(begin)
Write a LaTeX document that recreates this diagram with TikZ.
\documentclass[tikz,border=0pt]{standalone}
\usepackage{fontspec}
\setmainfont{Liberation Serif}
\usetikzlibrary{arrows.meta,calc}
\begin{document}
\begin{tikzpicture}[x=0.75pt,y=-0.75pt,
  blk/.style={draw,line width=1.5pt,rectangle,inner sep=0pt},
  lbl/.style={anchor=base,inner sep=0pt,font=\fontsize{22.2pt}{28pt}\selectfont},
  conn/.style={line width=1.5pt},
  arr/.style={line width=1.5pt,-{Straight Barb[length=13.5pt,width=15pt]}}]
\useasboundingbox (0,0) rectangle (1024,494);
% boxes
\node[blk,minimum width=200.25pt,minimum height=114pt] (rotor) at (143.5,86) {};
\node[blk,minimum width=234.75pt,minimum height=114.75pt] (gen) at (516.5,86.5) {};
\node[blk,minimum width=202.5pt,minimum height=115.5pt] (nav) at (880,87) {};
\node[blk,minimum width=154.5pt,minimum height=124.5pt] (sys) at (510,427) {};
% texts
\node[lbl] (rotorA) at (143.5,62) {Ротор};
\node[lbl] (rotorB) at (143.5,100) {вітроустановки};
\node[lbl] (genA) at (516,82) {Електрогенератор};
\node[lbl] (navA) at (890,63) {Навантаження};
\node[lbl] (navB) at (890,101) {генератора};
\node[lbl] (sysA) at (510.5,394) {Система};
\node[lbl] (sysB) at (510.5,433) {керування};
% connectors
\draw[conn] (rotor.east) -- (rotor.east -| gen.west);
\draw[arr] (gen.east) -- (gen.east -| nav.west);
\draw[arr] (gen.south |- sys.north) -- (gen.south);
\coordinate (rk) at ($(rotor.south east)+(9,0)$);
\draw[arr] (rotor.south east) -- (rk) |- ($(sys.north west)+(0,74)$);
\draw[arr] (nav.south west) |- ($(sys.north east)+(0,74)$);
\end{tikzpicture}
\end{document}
(end)
(begin)
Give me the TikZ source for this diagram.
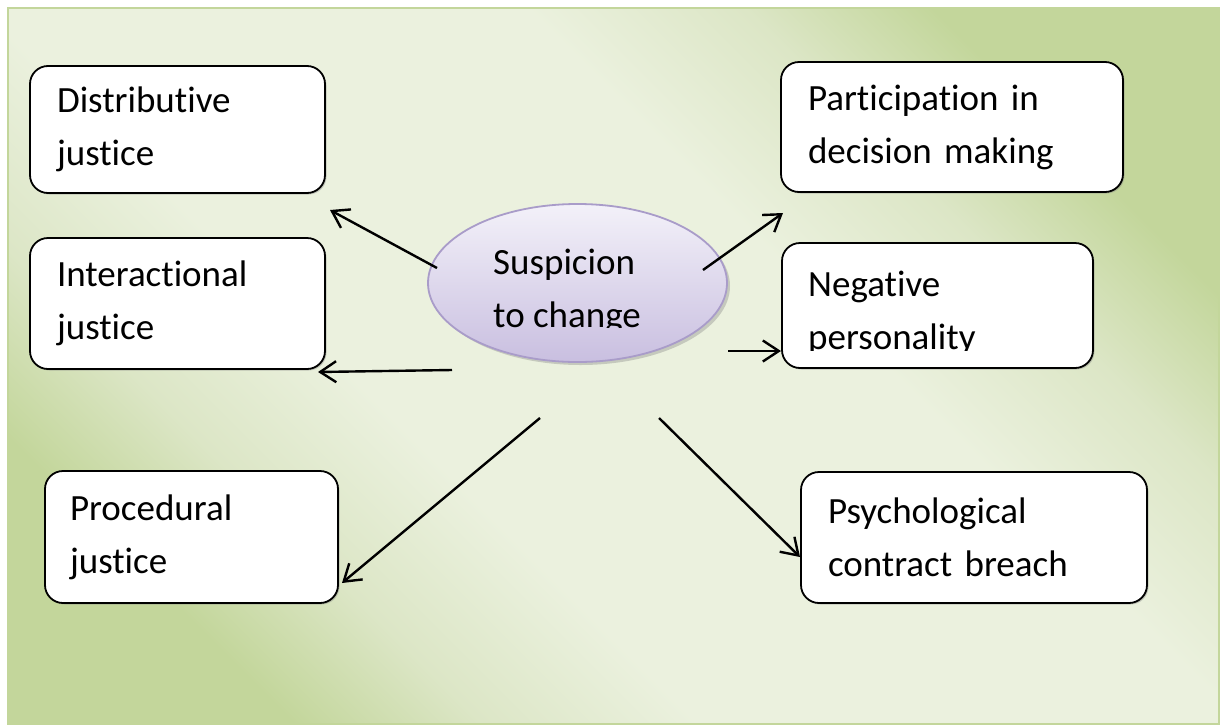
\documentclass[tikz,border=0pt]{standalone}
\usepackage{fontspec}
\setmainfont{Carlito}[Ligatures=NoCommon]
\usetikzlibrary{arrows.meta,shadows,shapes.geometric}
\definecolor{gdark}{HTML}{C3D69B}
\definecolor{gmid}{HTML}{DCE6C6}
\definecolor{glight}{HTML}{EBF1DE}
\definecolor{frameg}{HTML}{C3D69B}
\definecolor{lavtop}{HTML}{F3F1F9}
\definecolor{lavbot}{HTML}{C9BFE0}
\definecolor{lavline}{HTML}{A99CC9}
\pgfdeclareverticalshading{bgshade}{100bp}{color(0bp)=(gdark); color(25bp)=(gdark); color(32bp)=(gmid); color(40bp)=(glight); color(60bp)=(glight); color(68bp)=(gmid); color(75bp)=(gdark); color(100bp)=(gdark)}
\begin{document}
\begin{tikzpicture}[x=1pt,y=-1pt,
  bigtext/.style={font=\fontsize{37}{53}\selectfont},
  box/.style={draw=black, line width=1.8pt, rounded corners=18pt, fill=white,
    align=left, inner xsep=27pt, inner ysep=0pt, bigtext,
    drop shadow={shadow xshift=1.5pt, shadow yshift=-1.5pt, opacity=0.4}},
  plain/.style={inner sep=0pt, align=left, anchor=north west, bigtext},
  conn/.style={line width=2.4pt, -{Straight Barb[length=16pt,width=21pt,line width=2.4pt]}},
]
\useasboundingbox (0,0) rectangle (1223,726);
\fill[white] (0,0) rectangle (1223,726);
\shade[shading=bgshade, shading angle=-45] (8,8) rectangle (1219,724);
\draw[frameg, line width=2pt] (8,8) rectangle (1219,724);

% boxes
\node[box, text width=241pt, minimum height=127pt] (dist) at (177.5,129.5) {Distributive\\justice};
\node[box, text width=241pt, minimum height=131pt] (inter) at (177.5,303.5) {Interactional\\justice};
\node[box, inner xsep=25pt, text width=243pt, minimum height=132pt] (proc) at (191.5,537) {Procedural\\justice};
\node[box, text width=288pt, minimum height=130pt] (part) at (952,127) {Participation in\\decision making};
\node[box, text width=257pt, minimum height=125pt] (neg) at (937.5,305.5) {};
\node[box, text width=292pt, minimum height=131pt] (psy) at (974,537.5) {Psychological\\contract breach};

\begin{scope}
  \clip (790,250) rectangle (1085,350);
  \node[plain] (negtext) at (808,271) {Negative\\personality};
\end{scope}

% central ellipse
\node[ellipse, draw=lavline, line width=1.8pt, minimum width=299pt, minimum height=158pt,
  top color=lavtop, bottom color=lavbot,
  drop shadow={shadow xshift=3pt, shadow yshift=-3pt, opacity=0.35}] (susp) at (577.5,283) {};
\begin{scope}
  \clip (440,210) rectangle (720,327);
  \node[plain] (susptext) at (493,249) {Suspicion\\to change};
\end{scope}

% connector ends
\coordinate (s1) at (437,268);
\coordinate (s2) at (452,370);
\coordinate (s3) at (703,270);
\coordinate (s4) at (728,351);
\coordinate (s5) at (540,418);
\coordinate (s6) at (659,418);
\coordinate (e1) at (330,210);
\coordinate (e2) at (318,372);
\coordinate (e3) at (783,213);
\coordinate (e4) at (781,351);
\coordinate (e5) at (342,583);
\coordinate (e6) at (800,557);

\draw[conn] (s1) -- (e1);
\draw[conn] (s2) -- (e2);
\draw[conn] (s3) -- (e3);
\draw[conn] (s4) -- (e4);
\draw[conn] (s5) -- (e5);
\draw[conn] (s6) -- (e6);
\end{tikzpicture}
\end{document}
(end)
TASK STATEMENT =>
Working from the entries above, reproduce exactly and only the lines beginning with the line that has "Give me the TikZ source for this diagram." and ending with the line that has "text width=292pt, minimum"; omit all pictures.

TASK SOLUTION =>
Give me the TikZ source for this diagram.
\documentclass[tikz,border=0pt]{standalone}
\usepackage{fontspec}
\setmainfont{Carlito}[Ligatures=NoCommon]
\usetikzlibrary{arrows.meta,shadows,shapes.geometric}
\definecolor{gdark}{HTML}{C3D69B}
\definecolor{gmid}{HTML}{DCE6C6}
\definecolor{glight}{HTML}{EBF1DE}
\definecolor{frameg}{HTML}{C3D69B}
\definecolor{lavtop}{HTML}{F3F1F9}
\definecolor{lavbot}{HTML}{C9BFE0}
\definecolor{lavline}{HTML}{A99CC9}
\pgfdeclareverticalshading{bgshade}{100bp}{color(0bp)=(gdark); color(25bp)=(gdark); color(32bp)=(gmid); color(40bp)=(glight); color(60bp)=(glight); color(68bp)=(gmid); color(75bp)=(gdark); color(100bp)=(gdark)}
\begin{document}
\begin{tikzpicture}[x=1pt,y=-1pt,
  bigtext/.style={font=\fontsize{37}{53}\selectfont},
  box/.style={draw=black, line width=1.8pt, rounded corners=18pt, fill=white,
    align=left, inner xsep=27pt, inner ysep=0pt, bigtext,
    drop shadow={shadow xshift=1.5pt, shadow yshift=-1.5pt, opacity=0.4}},
  plain/.style={inner sep=0pt, align=left, anchor=north west, bigtext},
  conn/.style={line width=2.4pt, -{Straight Barb[length=16pt,width=21pt,line width=2.4pt]}},
]
\useasboundingbox (0,0) rectangle (1223,726);
\fill[white] (0,0) rectangle (1223,726);
\shade[shading=bgshade, shading angle=-45] (8,8) rectangle (1219,724);
\draw[frameg, line width=2pt] (8,8) rectangle (1219,724);

% boxes
\node[box, text width=241pt, minimum height=127pt] (dist) at (177.5,129.5) {Distributive\\justice};
\node[box, text width=241pt, minimum height=131pt] (inter) at (177.5,303.5) {Interactional\\justice};
\node[box, inner xsep=25pt, text width=243pt, minimum height=132pt] (proc) at (191.5,537) {Procedural\\justice};
\node[box, text width=288pt, minimum height=130pt] (part) at (952,127) {Participation in\\decision making};
\node[box, text width=257pt, minimum height=125pt] (neg) at (937.5,305.5) {};
\node[box, text width=292pt, minimum height=131pt] (psy) at (974,537.5) {Psychological\\contract breach};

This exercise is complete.